The DC Department of Human Services has a problem. Too many homeless families for the space it’s got to shelter them. And far too many for the permanent supportive housing units it’s funded to give some of them a more suitable place to live.
Mayor Gray has a solution, tucked into his proposed Budget Support Act — the legislative changes supposedly needed to make his actual budget consistent with District laws.
The changes I’m referring to would amend the Homeless Services Reform Act — the law that, among other things, gives homeless families with no safe place to stay a right to shelter or housing in extremely cold and hot weather.
The amendments would allow DHS to force sheltered families into temporarily-subsidized housing — or out onto the streets if they refuse it.
Families it decided weren’t cooperating with caseworkers assigned to assess their needs could also be kicked out of wherever DHS had temporarily parked them — and with none of the due process protections they have now, as the Washington Legal Clinic for the Homeless explains.
They’d lose them because the amendments give legal authority to a provisional shelter policy that the Legal Clinic successfully contested last winter.
So they’d be highly vulnerable to expulsions based on subjective judgments that they’ve failed to meet demands, even if they couldn’t or didn’t for good and proper reasons.
Experience with sanctions imposed on parents in Temporary Assistance for Needy Families programs shows this is not a far-fetched concern.
And just to ensure that DHS would have fewer homeless families to serve, the amendments would authorize the Mayor to require that they establish and contribute to savings accounts or the equivalent “as a condition of receiving shelter or supportive housing services.”
As if these families have money to squirrel away — even the vast majority at DC General, who rely on the egregiously low cash benefits they get from the District’s TANF program or are poor enough to qualify.
The amendments would also allow providers of supportive housing to establish time limits on residency — a strange redefinition of what’s commonly called permanent supportive housing.
Even stranger because DHS could bar the doors to its PSH units after residents were away for 60 days, even if they’d been in a hospital.
And there would be a fixed two-year time limit on transitional housing — another form of housing that includes supportive services designed to help residents deal with problems that led to their becoming homeless.
Now, as I said, DHS does have a homeless family problem. But it has neither the authority nor the resources to appropriately solve it.
Not surprisingly, the number of homeless families increased when the recession set in. And not surprisingly, it hasn’t decreased, though the local economy is in a recovery mode.
The larger problem, however, is the acute shortage of housing that low-income District residents can afford. This helps account not only for the rise in family homelessness, but for the difficulties DHS has had in moving families out of DC General so that others can move in.
It insisted that it would have enough units there this winter — perhaps more than enough — because its rapid re-housing program would continuously free up space.
Unrealistic, as predicted — and partly because of problems baked into rapid re-housing.
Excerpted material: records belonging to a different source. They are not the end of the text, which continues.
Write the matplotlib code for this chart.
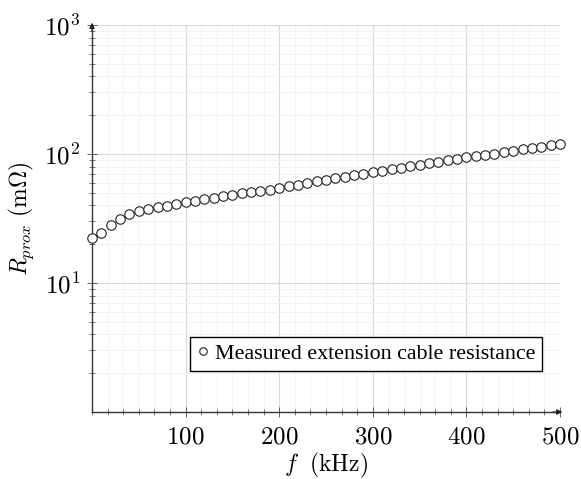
import matplotlib
matplotlib.use("Agg")
import matplotlib.pyplot as plt
from matplotlib.ticker import MultipleLocator, LogLocator, NullFormatter, FixedLocator

plt.rcParams['mathtext.fontset'] = 'cm'
plt.rcParams['font.family'] = 'DejaVu Serif'

freq_khz = [0, 10, 20, 30, 40, 50, 60, 70, 80, 90,
            100, 110, 120, 130, 140, 150, 160, 170, 180, 190,
            200, 210, 220, 230, 240, 250, 260, 270, 280, 290,
            300, 310, 320, 330, 340, 350, 360, 370, 380, 390,
            400, 410, 420, 430, 440, 450, 460, 470, 480, 490, 500]
r_prox = [22.2, 24.5, 28.3, 31.3, 34.2, 36.3, 37.6, 38.7, 39.8, 41.0,
          42.3, 43.4, 44.6, 45.8, 47.2, 48.5, 49.6, 50.7, 51.7, 52.8,
          54.5, 56.2, 58.0, 59.6, 61.4, 63.2, 64.6, 66.6, 68.4, 70.1,
          72.1, 74.1, 76.0, 77.9, 80.2, 82.6, 84.7, 87.1, 89.4, 91.6,
          94.2, 96.2, 98.8, 100.6, 103.1, 105.5, 108.6, 111.3, 113.9, 116.8, 119.6]
x_ticks = [100, 200, 300, 400, 500]
y_ticks = [10, 100, 1000]
y_tick_labels = [r'$10^{1}$', r'$10^{2}$', r'$10^{3}$']

fig = plt.figure(figsize=(5.81, 4.79), dpi=100)
ax = fig.add_axes([92/581, 1-412/479, 468/581, 387/479])

ax.set_yscale('log')
ax.set_xlim(0, 500)
ax.set_ylim(1, 1000)

ax.plot(freq_khz, r_prox, linestyle='none', marker='o', markersize=6.8,
        markerfacecolor='white', markeredgecolor='#222222', markeredgewidth=0.8,
        label='Measured extension cable resistance', zorder=5, clip_on=False)

# ticks
ax.xaxis.set_major_locator(FixedLocator(x_ticks))
ax.set_xticklabels([r'$%d$' % t for t in x_ticks])
ax.xaxis.set_minor_locator(MultipleLocator(100/6))
ax.yaxis.set_major_locator(FixedLocator(y_ticks))
ax.set_yticklabels(y_tick_labels)
ax.yaxis.set_minor_locator(LogLocator(base=10, subs=range(2, 10)))
ax.yaxis.set_minor_formatter(NullFormatter())
ax.tick_params(which='both', direction='inout', color='#444444', labelsize=18)
ax.tick_params(which='major', length=7, width=0.6)
ax.tick_params(which='minor', length=4, width=0.5)
ax.tick_params(axis='x', pad=6)
ax.tick_params(axis='y', pad=5)

# grid
ax.grid(which='major', color='#d9d9d9', linewidth=0.8)
ax.grid(which='minor', color='#f0f0f0', linewidth=0.6)
ax.set_axisbelow(True)

# axis lines with arrows
for s in ['top', 'right']:
    ax.spines[s].set_visible(False)
for s in ['left', 'bottom']:
    ax.spines[s].set_color('#333333')
    ax.spines[s].set_linewidth(1.0)
ax.annotate('', xy=(0, 1.006), xytext=(0, 0.985), xycoords='axes fraction',
            arrowprops=dict(arrowstyle='-|>', color='#222222', lw=0.8,
                            mutation_scale=8, shrinkA=0, shrinkB=0))
ax.annotate('', xy=(1.005, 0), xytext=(0.985, 0), xycoords='axes fraction',
            arrowprops=dict(arrowstyle='-|>', color='#222222', lw=0.8,
                            mutation_scale=8, shrinkA=0, shrinkB=0))

ax.set_xlabel(r'$f\ \ \mathrm{(kHz)}$', fontsize=17)
ax.xaxis.set_label_coords(0.5, -0.1)
ax.set_ylabel(r'$R_{prox}\ \mathrm{(m\Omega)}$', fontsize=17)
ax.yaxis.set_label_coords(-0.12, 0.5)

leg = ax.legend(loc='center', bbox_to_anchor=(0.585, 0.15), frameon=True, fancybox=False,
                edgecolor='black', handlelength=0.6, handletextpad=0.25, borderpad=0.3,
                markerscale=0.8, prop={'family': 'Liberation Serif', 'size': 15.8})
leg.get_frame().set_linewidth(1.0)
leg.get_frame().set_alpha(1)

fig.savefig('out.png', dpi=100)
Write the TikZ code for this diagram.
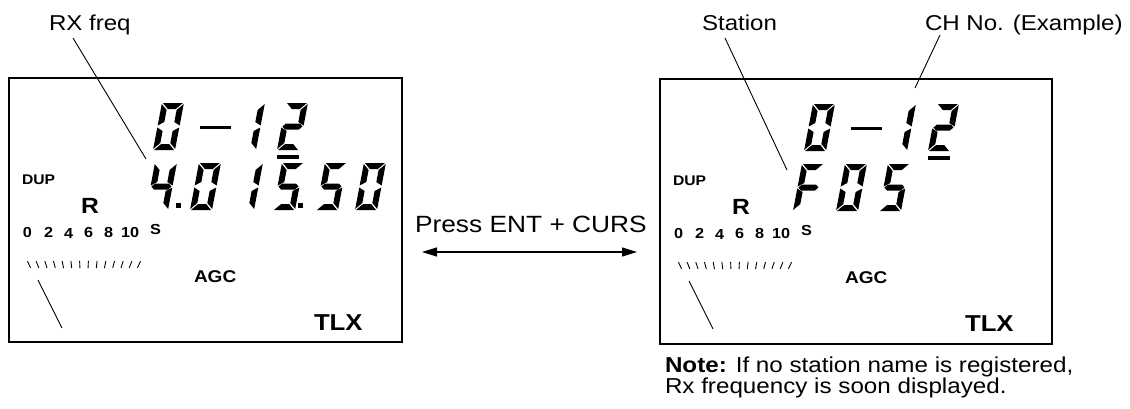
\documentclass[tikz,border=0pt]{standalone}
\usepackage{fontspec}
\setmainfont{Liberation Sans}[FakeStretch=1.12,BoldFeatures={FakeStretch=1.12}]
\usetikzlibrary{arrows.meta}
\newcommand\fs[1]{\fontsize{#1}{#1}\selectfont}
% seven segment pieces (upright units, v upwards)
\newcommand\segA{\fill (1,47) -- (21,47) -- (15,41) -- (7,41) -- cycle;}
\newcommand\segD{\fill (1,0) -- (21,0) -- (15,6) -- (7,6) -- cycle;}
\newcommand\segG{\fill (1,23.5) -- (4,26.5) -- (18,26.5) -- (21,23.5) -- (18,20.5) -- (4,20.5) -- cycle;}
\newcommand\segF{\fill (0,46) -- (6,40) -- (6,28) -- (0,24.5) -- cycle;}
\newcommand\segE{\fill (0,1) -- (6,7) -- (6,19) -- (0,22.5) -- cycle;}
\newcommand\segB{\fill (22,46) -- (16,40) -- (16,28) -- (22,24.5) -- cycle;}
\newcommand\segC{\fill (22,1) -- (16,7) -- (16,19) -- (22,22.5) -- cycle;}
\newcommand\lcddigit[3]{\begin{scope}[shift={(#1,#2)},y=1pt,xslant=0.19]
  \foreach \sg in {#3}{\csname seg\sg\endcsname}\end{scope}}
% common panel content
\newcommand\lcdpanel[3]{%
\begin{scope}[shift={(#2,#3)}]
  \node[lbl,font=\fs{14}\bfseries] (#1dup) at (22,184) {DUP};
  \node[lbl,font=\fs{22}\bfseries] (#1r) at (81,213) {R};
  \node[lbl,font=\fs{14.5}\bfseries] (#1n0) at (23,237) {0};
  \node[lbl,font=\fs{14.5}\bfseries] (#1n2) at (44,237) {2};
  \node[lbl,font=\fs{14.5}\bfseries] (#1n4) at (64,238) {4};
  \node[lbl,font=\fs{14.5}\bfseries] (#1n6) at (84,237) {6};
  \node[lbl,font=\fs{14.5}\bfseries] (#1n8) at (104,237) {8};
  \node[lbl,font=\fs{14.5}\bfseries] (#1n10) at (121,237) {10};
  \node[lbl,font=\fs{14.5}\bfseries] (#1ns) at (150,234) {S};
  \node[lbl,font=\fs{17}\bfseries] (#1agc) at (194,282) {AGC};
  \node[lbl,font=\fs{23}\bfseries] (#1tlx) at (314,330) {TLX};
  \foreach \i in {0,...,13}{%
    \pgfmathsetmacro\tx{29+\i*110/13}%
    \pgfmathsetmacro\ddx{\tx-84}%
    \pgfmathsetmacro\LL{sqrt(\ddx*\ddx+115.5*115.5)}%
    \pgfmathsetmacro\ux{\ddx/\LL*3.6}%
    \pgfmathsetmacro\uy{115.5/\LL*3.6}%
    \draw[tickline] ({\tx-\ux},{264.5+\uy}) -- ({\tx+\ux},{264.5-\uy});}
  \coordinate (#1nA) at (38,280);
  \coordinate (#1nB) at (62,328);
  \draw[tickline] (#1nA) -- (#1nB);
  % first row: 0 - 12
  \lcddigit{153}{150}{A,B,C,D,E,F}
  \fill (200,126) rectangle (231,128.8);
  \lcddigit{234}{150}{B,C}
  \lcddigit{277}{150}{A,B,G,E,D}
  \fill (277,155.3) rectangle (299,158.8);
\end{scope}}
\begin{document}
\begin{tikzpicture}[x=1pt,y=-1pt,
  lbl/.style={anchor=base west,inner sep=0pt,outer sep=0pt},
  leader/.style={line width=0.9pt},
  boxline/.style={line width=1.6pt},
  tickline/.style={line width=0.9pt}]
\useasboundingbox (0,0) rectangle (1130,408);
% boxes
\draw[boxline] (9,78) rectangle (402,342);
\draw[boxline] (660,79) rectangle (1052,344);
\lcdpanel{L}{0}{0}
\lcdpanel{R}{651}{1}
% left second row 4.015.50
\lcddigit{146}{210}{F,G,B,C}
\fill (176,203) rectangle (181,208);
\lcddigit{190}{210}{A,B,C,D,E,F}
\lcddigit{232}{210}{B,C}
\lcddigit{273}{210}{A,F,G,C,D}
\fill (298,203) rectangle (303,208);
\lcddigit{316}{210}{A,F,G,C,D}
\lcddigit{355}{210}{A,B,C,D,E,F}
% right second row F05
\lcddigit{793}{211}{A,F,G,E}
\lcddigit{836}{211}{A,B,C,D,E,F}
\lcddigit{879}{211}{A,F,G,C,D}
% labels
\node[lbl,font=\fs{21.5}] (rxlabel) at (49,30) {RX freq};
\node[lbl,font=\fs{21.5}] (stlabel) at (702,30) {Station};
\node[lbl,font=\fs{21.5}] (chlabel) at (925,30) {CH No. (Example)};
\node[lbl,font=\fs{23.5}] (press) at (415,232) {Press ENT + CURS};
\node[lbl,font=\fs{21.6}] (note1) at (665,372) {\textbf{Note:} If no station name is registered,};
\node[lbl,font=\fs{21.6}] (note2) at (665,393.5) {Rx frequency is soon displayed.};
% leaders
\coordinate (rxs) at (73,38);   \coordinate (rxe) at (146,159);
\coordinate (sts) at (725,38);  \coordinate (ste) at (787,170);
\coordinate (chs) at (940,35);  \coordinate (che) at (915,88);
\draw[leader] (rxs) -- (rxe);
\draw[leader] (sts) -- (ste);
\draw[leader] (chs) -- (che);
% arrow
\coordinate (arL) at (422,252);
\coordinate (arR) at (637,252);
\draw[line width=1.3pt,{Triangle[length=15pt,width=9pt]}-{Triangle[length=15pt,width=9pt]}] (arL) -- (arR);
\end{tikzpicture}
\end{document}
This program, as I’ve written before, provides families with housing that’s subsidized for, at most, a year. It’s good for families that are temporarily down on their luck, but they’re hardly a majority of those at DC General.
Many have looked at the rapid re-housing offer and sensibly concluded they’d be homeless again as soon as they had to pay the full rent — and perhaps then denied shelter because it wasn’t cold enough.
Some, I’m told, have also refused to be rapidly re-housed because the units offered were potentially unsafe or otherwise inappropriate, e.g., because they lacked accessibility features a disabled member needed.
Now the Mayor wants to deny them shelter or supportive housing if they refuse two offers — regardless of the reasons.
Also, as I’ve said, kick them out of transitional housing at the end of two years and potentially — or in some cases, definitely — out of permanent supportive housing.
Here too support would end with no assurance that residents wouldn’t immediately be literally homeless again.
In the long run, their housing prospects may be better because the Mayor wants most of his promised $100 million put into the Housing Production Trust Fund, which is supposed to spend 40% of its money on housing that’s affordable for extremely low-income residents.
He’s also proposing that all the additional $5 million he’s allocated to project-based and sponsor-based vouchers, i.e., those that help cover operating costs, be used to house families with no safe place stay or individuals referred by District agencies.
But he’s not proposing a penny more for vouchers that homeless residents — and those who are about to be homeless — could use to help pay market-rate rents until such time as they didn’t need subsidies any more.
A nice boost in funding for these vouchers would help solve the problem his punitive Homeless Services Reform Act amendments seek to address — and in a way that would provide homeless families with a safe, stable housing situation suitable to their needs.
He’s instead decided to spring major, coercive policy changes on homeless residents, service providers, advocates and the DC Council itself without notice — let alone opportunities for input.
You’d think he’d at least have run the proposals by the Interagency Council on Homelessness, which is supposed to play a lead role in the District’s strategies and policies for meeting the needs of its homeless and at-risk residents.
But he and some of his representatives on the ICH probably wouldn’t have liked what they’d have heard.